14.2 Fall/Winter 2016

Fourteen Things I’m Thankful For

Contributor’s Marginalia: Maggie Smith on “Taken In” by Anders Carlson-Wee

1. Poems that grab me by the throat in the first sentence. This one is deftly enjambed across two lines: “The fear of growing older less than the feeling / of failing to do so.”

2. The verb raking. The sense-memory of fumbling in the dark, smoothing my hands on a wall, feeling for plastic.

3. Sonnet-sized, sonnet-esque poems. Non-sonnets. Nonnets. Their concision, their rhetorical tightness, their confidence in making all the right moves in fourteen lines.

4. The turn at turn. The verb we apply to the speaker’s whole body in line four—he is “grop[ing] down dark hallways”—shifts meaning in line five, when we learn that what he turns is “a valve,” with his hand.

5. Being inside another’s poem, like being inside another’s home, and feeling welcome there, invited inside.

6. How poems can operate like films, with close-ups and pans and flashbacks. In this poem, we’re taken back to an earlier scene—the homeowner walking the houseguest through the basics, in case he wakes first and wants coffee or breakfast. (“Whoever owns this kitchen / showed you how to do this, but for a moment / you can’t remember where you are, who took / you in.”)

7. Poems grounded in place. Here the setting is revealed as rustic and wholly American. It reminds me of pieces of my own childhood home: the wood paneling, the deer head on wall, the mantle clock shaped like a sawmill.

8. Sonically intricate free verse. “Roughhew of rifles. Couches. Crisco containers. / The tolling black hole of a Peter Pan clock. / A watercolor of Jesus stumbling from his tomb.” Thematically, the latter two lines carry enormous metaphorical freight: time, age, mortality, death, rebirth. But all three lines are also packed with assonance, consonance, and alliteration: Roughhew/rifles, Couches/Crisco/containers, tolling/hole, black/clock, Peter Pan, Jesus/his, stumbling/from/tomb.

9. Sentence fragments—as if the syntax whittled itself down to the bones, cutting away all unnecessary connective tissue.

10. Jesus paintings hung without irony, not to mention paint-by-numbers, preferably with deer and sycamore trees, and the occasional velvet Elvis.

11. Rhythmic smarts and variety. I love how Carlson-Wee transitions from three fragments on one line to two endstopped lines, which are fragments. He then moves from iambs to, after the colon, staccato repetition. “You strike another match to eye the faces / on the fridge: not you, not you, not you, not you.” It’s texturally varied and satisfying.

12. Poems that take us in—by reminding us of our own singularity, our own us-ness.
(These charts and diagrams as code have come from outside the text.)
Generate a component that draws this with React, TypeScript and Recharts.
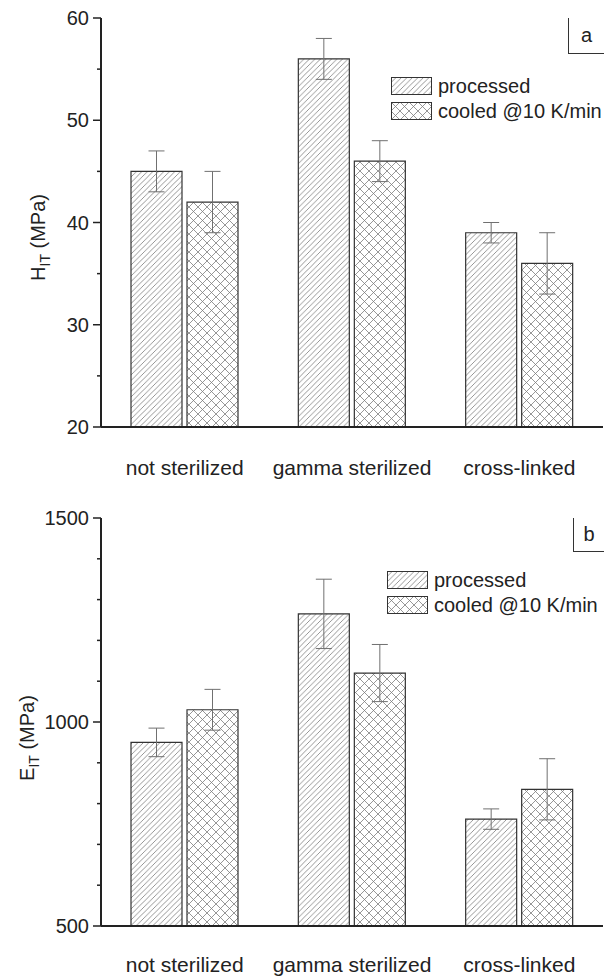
import React from 'react';
import { BarChart, Bar, XAxis, YAxis, ErrorBar, Legend } from 'recharts';

const categories = ['not sterilized', 'gamma sterilized', 'cross-linked'];
const seriesNames = ['processed', 'cooled @10 K/min'];

const hProcessed = [45, 56, 39];
const hProcessedErr = [2, 2, 1];
const hCooled = [42, 46, 36];
const hCooledErr = [3, 2, 3];

const eProcessed = [950, 1265, 762];
const eProcessedErr = [35, 85, 25];
const eCooled = [1030, 1120, 835];
const eCooledErr = [50, 70, 75];

const hTicks = [20, 25, 30, 35, 40, 45, 50, 55, 60];
const hMajor = [20, 30, 40, 50, 60];
const eTicks = [500, 600, 700, 800, 900, 1000, 1100, 1200, 1300, 1400, 1500];
const eMajor = [500, 1000, 1500];

const FONT = "'Liberation Sans', Arial, Helvetica, sans-serif";
const INK = '#222';
const HATCH = '#7c7c7c';

const hData = categories.map((c, i) => ({
  cat: c, p: hProcessed[i], pe: hProcessedErr[i], c2: hCooled[i], ce: hCooledErr[i],
}));
const eData = categories.map((c, i) => ({
  cat: c, p: eProcessed[i], pe: eProcessedErr[i], c2: eCooled[i], ce: eCooledErr[i],
}));

function Patterns({ prefix }: { prefix: string }) {
  return (
    <defs>
      <pattern id={`${prefix}-hatch`} patternUnits="userSpaceOnUse" width={5.5} height={5.5}>
        <path d="M-1,1 l2,-2 M0,5.5 l5.5,-5.5 M4.5,6.5 l2,-2" stroke={HATCH} strokeWidth={0.8} />
      </pattern>
      <pattern id={`${prefix}-cross`} patternUnits="userSpaceOnUse" width={9} height={9}>
        <path d="M0,0 L9,9 M9,0 L0,9" stroke={HATCH} strokeWidth={0.8} />
      </pattern>
    </defs>
  );
}

function makeYTick(majors: number[]) {
  return (props: any) => {
    const { x, y, payload } = props;
    const v = payload.value;
    const major = majors.includes(v);
    const axisX = x + 12;
    return (
      <g>
        <line x1={axisX - (major ? 8 : 4)} x2={axisX} y1={y} y2={y} stroke={INK} strokeWidth={1.5} />
        {major && (
          <text x={x} y={y} dy="0.35em" textAnchor="end" fontSize={20} fontFamily={FONT} fill={INK}>
            {v}
          </text>
        )}
      </g>
    );
  };
}

function makeXTick(shift: number) {
  return (props: any) => {
    const { x, y, payload } = props;
    return (
      <text x={x} y={y + shift} dy="0.35em" textAnchor="middle" fontSize={21} fontFamily={FONT} fill={INK}>
        {payload.value}
      </text>
    );
  };
}

function makeYLabel(letter: string, baseX: number, shift: number) {
  return (props: any) => {
    const vb = props.viewBox || { x: 0, y: 0, width: 0, height: 0 };
    const cx = vb.x + baseX;
    const cy = vb.y + vb.height / 2 + shift;
    return (
      <text
        transform={`translate(${cx}, ${cy}) rotate(-90)`}
        x={0}
        y={0}
        textAnchor="middle"
        fontSize={20}
        fontFamily={FONT}
        fill={INK}
      >
        {letter}
        <tspan fontSize={14} dy={5}>IT</tspan>
        <tspan dy={-5}> (MPa)</tspan>
      </text>
    );
  };
}

function makeLegend(prefix: string) {
  return () => (
    <div style={{ fontFamily: FONT, fontSize: 20, color: INK, lineHeight: '25px' }}>
      {seriesNames.map((n, i) => (
        <div key={n} style={{ display: 'flex', alignItems: 'center', height: 25, whiteSpace: 'nowrap' }}>
          <svg width={41} height={19} style={{ marginRight: 6, display: 'block' }}>
            <rect
              x={0.5}
              y={0.5}
              width={40}
              height={17}
              fill={`url(#${prefix}-${i === 0 ? 'hatch' : 'cross'})`}
              stroke="#333"
              strokeWidth={1}
            />
          </svg>
          <span>{n}</span>
        </div>
      ))}
    </div>
  );
}

function Panel(props: {
  data: any[];
  prefix: string;
  height: number;
  marginTop: number;
  xHeight: number;
  domain: [number, number];
  ticks: number[];
  majors: number[];
  letter: string;
  labelX: number;
  labelShift: number;
  xShift: number;
  legendLeft: number;
  legendTop: number;
}) {
  const { data, prefix } = props;
  return (
    <BarChart
      width={604}
      height={props.height}
      data={data}
      margin={{ top: props.marginTop, right: 1, left: 0, bottom: 0 }}
      barSize={51}
      barGap={5}
    >
      <Patterns prefix={prefix} />
      <XAxis
        dataKey="cat"
        height={props.xHeight}
        axisLine={{ stroke: INK, strokeWidth: 2 }}
        tickLine={false}
        tick={makeXTick(props.xShift)}
        interval={0}
      />
      <XAxis
        xAxisId="top"
        dataKey="cat"
        orientation="top"
        height={0}
        axisLine={{ stroke: INK, strokeWidth: 2 }}
        tick={false}
        tickLine={false}
      />
      <YAxis
        width={101}
        domain={props.domain}
        ticks={props.ticks}
        interval={0}
        type="number"
        allowDataOverflow
        axisLine={{ stroke: INK, strokeWidth: 2 }}
        tickLine={false}
        tickSize={7}
        tickMargin={5}
        tick={makeYTick(props.majors)}
        label={{ content: makeYLabel(props.letter, props.labelX, props.labelShift) }}
      />
      <YAxis
        yAxisId="right"
        orientation="right"
        width={0}
        domain={[0, 1]}
        type="number"
        tick={false}
        tickLine={false}
        axisLine={{ stroke: '#555', strokeWidth: 1 }}
      />
      <Legend
        layout="vertical"
        align="center"
        verticalAlign="middle"
        content={makeLegend(prefix)}
        wrapperStyle={{ left: props.legendLeft, top: props.legendTop, width: 'auto' }}
      />
      <Bar
        dataKey="p"
        name={seriesNames[0]}
        fill={`url(#${prefix}-hatch)`}
        stroke="#333"
        strokeWidth={1.2}
        isAnimationActive={false}
      >
        <ErrorBar dataKey="pe" width={8} stroke="#707070" strokeWidth={1} direction="y" />
      </Bar>
      <Bar
        dataKey="c2"
        name={seriesNames[1]}
        fill={`url(#${prefix}-cross)`}
        stroke="#333"
        strokeWidth={1.2}
        isAnimationActive={false}
      >
        <ErrorBar dataKey="ce" width={8} stroke="#707070" strokeWidth={1} direction="y" />
      </Bar>
    </BarChart>
  );
}

function Tag({ text, left, top, width, height }: { text: string; left: number; top: number; width: number; height: number }) {
  return (
    <div
      style={{
        position: 'absolute',
        left,
        top,
        width,
        height,
        borderLeft: '1px solid #333',
        borderBottom: '1px solid #333',
        boxSizing: 'border-box',
        display: 'flex',
        alignItems: 'center',
        justifyContent: 'center',
        fontFamily: FONT,
        fontSize: 20,
        color: INK,
      }}
    >
      {text}
    </div>
  );
}

export default function App() {
  return (
    <div style={{ position: 'absolute', left: 0, top: 0, width: 604, height: 977, background: '#fff' }}>
      <div style={{ position: 'absolute', left: 0, top: 0 }}>
        <Panel
          data={hData}
          prefix="h"
          height={490}
          marginTop={18}
          xHeight={63}
          domain={[20, 60]}
          ticks={hTicks}
          majors={hMajor}
          letter="H"
          labelX={45}
          labelShift={15}
          xShift={33}
          legendLeft={391}
          legendTop={74}
        />
        <Tag text="a" left={568} top={18} width={36} height={36} />
      </div>
      <div style={{ position: 'absolute', left: 0, top: 490 }}>
        <Panel
          data={eData}
          prefix="e"
          height={487}
          marginTop={28}
          xHeight={51}
          domain={[500, 1500]}
          ticks={eTicks}
          majors={eMajor}
          letter="E"
          labelX={34}
          labelShift={16}
          xShift={31}
          legendLeft={387}
          legendTop={78}
        />
        <Tag text="b" left={573} top={28} width={31} height={34} />
      </div>
    </div>
  );
}
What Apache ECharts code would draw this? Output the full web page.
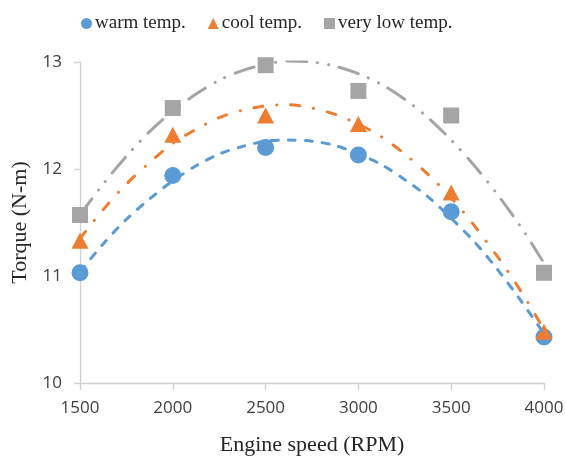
<!DOCTYPE html>
<html>
<head>
<meta charset="utf-8">
<script src="https://cdn.jsdelivr.net/npm/echarts@6/dist/echarts.min.js"></script>
<style>
	html, body { margin: 0; padding: 0; background: #fff; }
	#chart { width: 566px; height: 459px; }
</style>
</head>
<body>
<div id="chart"></div>
<script>
	'use strict'
	/*----data----*/
	var speeds = [1500, 2000, 2500, 3000, 3500, 4000];
	var warmTemp = [11.03, 11.94, 12.20, 12.13, 11.60, 10.43];
	var coolTemp = [11.33, 12.32, 12.50, 12.42, 11.78, 10.48];
	var veryLowTemp = [11.57, 12.57, 12.97, 12.73, 12.50, 11.03];

	// trendline values
	var trendSpeeds = [1500, 1625, 1750, 1875, 2000, 2125, 2250, 2375, 2500, 2625, 2750,
		2875, 3000, 3125, 3250, 3375, 3500, 3625, 3750, 3875, 4000];
	var warmTrend = [11.04, 11.30, 11.53, 11.72, 11.89, 12.03, 12.14, 12.21, 12.26, 12.27, 12.26,
		12.22, 12.14, 12.04, 11.90, 11.74, 11.54, 11.32, 11.06, 10.77, 10.46];
	var coolTrend = [11.35, 11.62, 11.86, 12.06, 12.24, 12.37, 12.48, 12.55, 12.59, 12.60, 12.57,
		12.51, 12.42, 12.30, 12.14, 11.95, 11.73, 11.47, 11.18, 10.86, 10.50];
	var veryLowTrend = [11.57, 11.86, 12.12, 12.35, 12.54, 12.70, 12.83, 12.92, 12.98, 13.01, 13.00,
		12.96, 12.89, 12.79, 12.65, 12.48, 12.27, 12.03, 11.76, 11.46, 11.12];

	var yTicks = [10, 11, 12, 13];

	function pairs(xs, ys) {
		return xs.map(function(x, i) { return [x, ys[i]]; });
	}

	var serif = '"Liberation Serif", "Times New Roman", serif';
	var sans = '"Open Sans", "Liberation Sans", sans-serif';

	var chart = echarts.init(document.getElementById('chart'));
	var option = {
		animation: false,
		grid: {
			top: 62,
			right: 22,
			bottom: 76,
			left: 80,
			containLabel: false,
			outerBoundsMode: 'none'
		},
		legend: {
			top: 9,
			left: 76,
			itemWidth: 11,
			itemHeight: 11,
			itemGap: 22,
			textStyle: {
				fontFamily: serif,
				fontSize: 19,
				color: '#262626',
				padding: [0, 0, 0, -2]
			},
			data: [
				{ name: 'warm temp.', icon: 'circle' },
				{ name: 'cool temp.', icon: 'triangle' },
				{ name: 'very low temp.', icon: 'rect' }
			]
		},
		xAxis: {
			type: 'value',
			min: 1500,
			max: 4000,
			interval: 500,
			name: 'Engine speed (RPM)',
			nameLocation: 'middle',
			nameGap: 51,
			nameTextStyle: {
				fontFamily: serif,
				fontSize: 22,
				color: '#262626'
			},
			axisLine: {
				lineStyle: { color: '#d0d0d0', width: 1.3 }
			},
			axisTick: {
				show: true,
				length: 7,
				lineStyle: { color: '#d0d0d0', width: 1.3 }
			},
			splitLine: { show: false },
			axisLabel: {
				margin: 17,
				fontFamily: sans,
				fontSize: 17,
				color: '#404040',
				formatter: function(v) { return String(v); }
			}
		},
		yAxis: {
			type: 'value',
			min: yTicks[0],
			max: yTicks[yTicks.length - 1],
			interval: 1,
			name: 'Torque (N-m)',
			nameLocation: 'middle',
			nameGap: 49,
			nameTextStyle: {
				fontFamily: serif,
				fontSize: 22,
				color: '#262626'
			},
			axisLine: {
				show: true,
				lineStyle: { color: '#d0d0d0', width: 1.3 }
			},
			axisTick: {
				show: true,
				length: 6,
				lineStyle: { color: '#d0d0d0', width: 1.3 }
			},
			splitLine: { show: false },
			axisLabel: {
				margin: 18,
				fontFamily: sans,
				fontSize: 17,
				color: '#404040'
			}
		},
		series: [{
			name: 'warm temp.',
			type: 'scatter',
			symbol: 'circle',
			symbolSize: 17,
			itemStyle: { color: '#5b9bd5', opacity: 1 },
			data: pairs(speeds, warmTemp)
		}, {
			name: 'cool temp.',
			type: 'scatter',
			symbol: 'triangle',
			symbolSize: [17, 16],
			itemStyle: { color: '#ed7d31', opacity: 1 },
			data: pairs(speeds, coolTemp)
		}, {
			name: 'very low temp.',
			type: 'scatter',
			symbol: 'rect',
			symbolSize: 16,
			itemStyle: { color: '#a5a5a5', opacity: 1 },
			data: pairs(speeds, veryLowTemp)
		}, {
			name: 'warm trend',
			type: 'line',
			smooth: 0.3,
			showSymbol: false,
			lineStyle: { color: '#5b9bd5', width: 3, cap: 'round', type: [7, 10] },
			data: pairs(trendSpeeds, warmTrend)
		}, {
			name: 'cool trend',
			type: 'line',
			smooth: 0.3,
			showSymbol: false,
			lineStyle: { color: '#ed7d31', width: 3, cap: 'round', type: [9, 14, 0.1, 14] },
			data: pairs(trendSpeeds, coolTrend)
		}, {
			name: 'very low trend',
			type: 'line',
			smooth: 0.3,
			showSymbol: false,
			lineStyle: { color: '#a5a5a5', width: 3, cap: 'round', type: [20, 11, 0.1, 11, 0.1, 11] },
			data: pairs(trendSpeeds, veryLowTrend)
		}]
	};
	chart.setOption(option);
</script>
</body>
</html>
13. Refrigerators layered with trappings of a specific life. Mine is cluttered with photos of my kids and my friends’ kids, with finger paintings and school lunch menus, and some tiny calendar a realtor mails us every year around Christmas.
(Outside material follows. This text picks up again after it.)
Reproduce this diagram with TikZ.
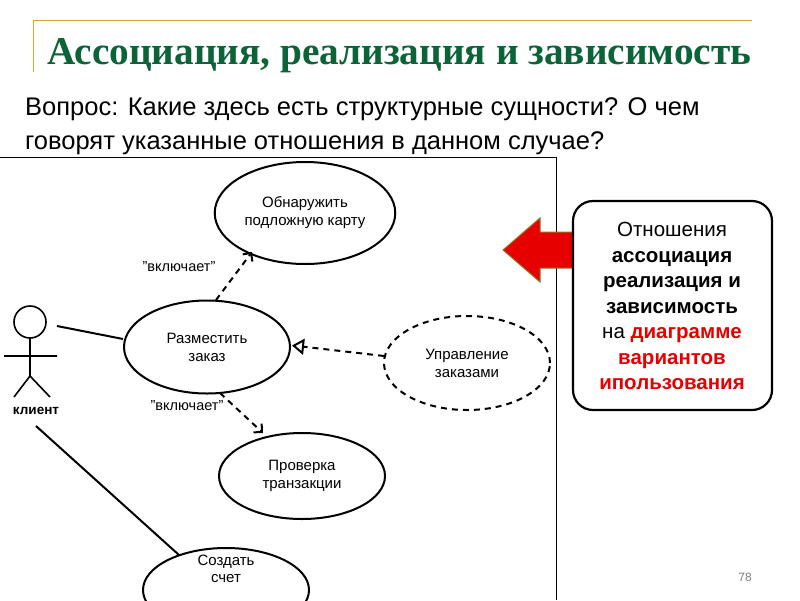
\documentclass[tikz,border=0pt]{standalone}
\usepackage{fontspec}
\setmainfont{Liberation Sans}
\newfontfamily\titlefont{Liberation Serif}
\usetikzlibrary{arrows.meta,shapes.geometric}
\definecolor{gold}{RGB}{205,170,60}
\definecolor{tgreen}{RGB}{10,100,55}
\definecolor{ared}{RGB}{230,0,0}
\begin{document}
\begin{tikzpicture}[x=1pt,y=-1pt,
  uc/.style={draw,ellipse,line width=2pt,minimum width=#1,font=\fontsize{15}{18}\selectfont,align=center},
  uc/.default=166pt,
  dep/.style={line width=2pt,dash pattern=on 6pt off 5pt},
  lbl/.style={font=\fontsize{14.5}{17}\selectfont}]
\useasboundingbox (0,0) rectangle (800,600);
\fill[white] (0,0) rectangle (800,600);
% title decoration
\draw[gold,line width=1pt] (33,72) -- (33,20) -- (752,20);
\node[anchor=base west,text=tgreen,font=\titlefont\bfseries\fontsize{39.3}{42}\selectfont,inner sep=0] (title) at (47,64) {Ассоциация, реализация и зависимость};
\node[anchor=base west,font=\fontsize{25.5}{28}\selectfont,inner sep=0] (q1) at (25,115) {Вопрос: Какие здесь есть структурные сущности? О чем};
\node[anchor=base west,font=\fontsize{25.5}{28}\selectfont,inner sep=0] (q2) at (25,149) {говорят указанные отношения в данном случае?};
% picture frame
\draw[line width=1pt] (0,157) -- (556,157) -- (556,600);
% use cases
\node[uc,minimum height=102pt] (obn) at (305,213) {Обнаружить\\подложную карту};
\node[uc,minimum height=93pt] (raz) at (207,347) {Разместить\\заказ};
\node[uc,minimum height=94pt,dep] (upr) at (467,363) {Управление\\заказами};
\node[uc,minimum height=86pt] (pro) at (302,476) {Проверка\\транзакции};
\node[uc,minimum height=84pt] (soz) at (226,590) {};
\node[align=center,font=\fontsize{15}{17}\selectfont] (sozt) at (226,569) {Создать\\счет};
% actor
\draw[line width=1.6pt] (30,322) circle (16);
\coordinate (neck) at (30,338);
\coordinate (hip) at (30,376);
\draw[line width=1.6pt] (neck) -- (hip) (4,356) -- (57,356) (14,397) -- (hip) -- (50,397);
\node[font=\fontsize{13.5}{15}\selectfont\bfseries] (kl) at (36,411) {клиент};
\coordinate (a1) at (57,326);
\coordinate (a2) at (36,426);
\draw[line width=2pt] (a1) -- (raz.west |- 0,339);
\draw[line width=2pt] (a2) -- (179,555);
% dependencies
\draw[dep,-{Straight Barb[length=6pt,width=12pt]}] (216,300) -- (252,252);
\node[lbl] (i1) at (179,267) {\char34 включает\char34};
\draw[dep,-{Straight Barb[length=6pt,width=12pt]}] (220,393) -- (263,433);
\node[lbl] (i2) at (187,406) {\char34 включает\char34};
\draw[dep] (384,356) -- (306,347);
\draw[line width=2pt,-{Triangle[open,length=12pt,width=16pt]}] (306,347) -- (292,345.5);
% red arrow
\draw[fill=ared,draw=gold!70!black,line width=1pt] (503,250) -- (540,218) -- (540,232) -- (580,232) -- (580,268) -- (540,268) -- (540,282) -- cycle;
% box
\node[draw,line width=2.2pt,rounded corners=20pt,fill=white,minimum width=199pt,minimum height=209pt] (box) at (672.5,305.5) {};
\node[align=center,font=\fontsize{20.5}{25.5}\selectfont] (bt) at (672,306) {Отношения\\\textbf{ассоциация}\\\textbf{реализация и}\\\textbf{зависимость}\\на \textcolor{ared}{\textbf{диаграмме}}\\\textcolor{ared}{\textbf{вариантов}}\\\textcolor{ared}{\textbf{ипользования}}};
\node[text=gray,font=\fontsize{12}{13}\selectfont] (pg) at (745,577) {78};
\end{tikzpicture}
\end{document}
14. Poems that remind us of our humanity and, in turn, our mortality. Poems that tell us we will end. Poems that will outlast us.
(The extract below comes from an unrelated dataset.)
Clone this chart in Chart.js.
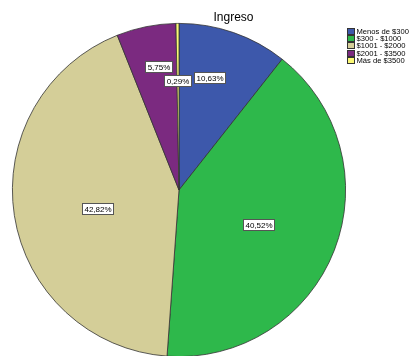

Maggie Smith is the author of Weep Up (Tupelo Press, forthcoming); The Well Speaks of Its Own Poison (Tupelo Press); Lamp of the Body (Red Hen Press); and three prizewinning chapbooks. In 2016 her poem “Good Bones” went viral internationally and has been translated into nearly a dozen languages. New poems have recently appeared or are forthcoming in Ploughshares, Plume, TriQuarterly, 32 Poems, Pleiades, and elsewhere. The recipient of fellowships from the National Endowment for the Arts, the Ohio Arts Council, and the Sustainable Arts Foundation, Smith is a freelance writer and editor.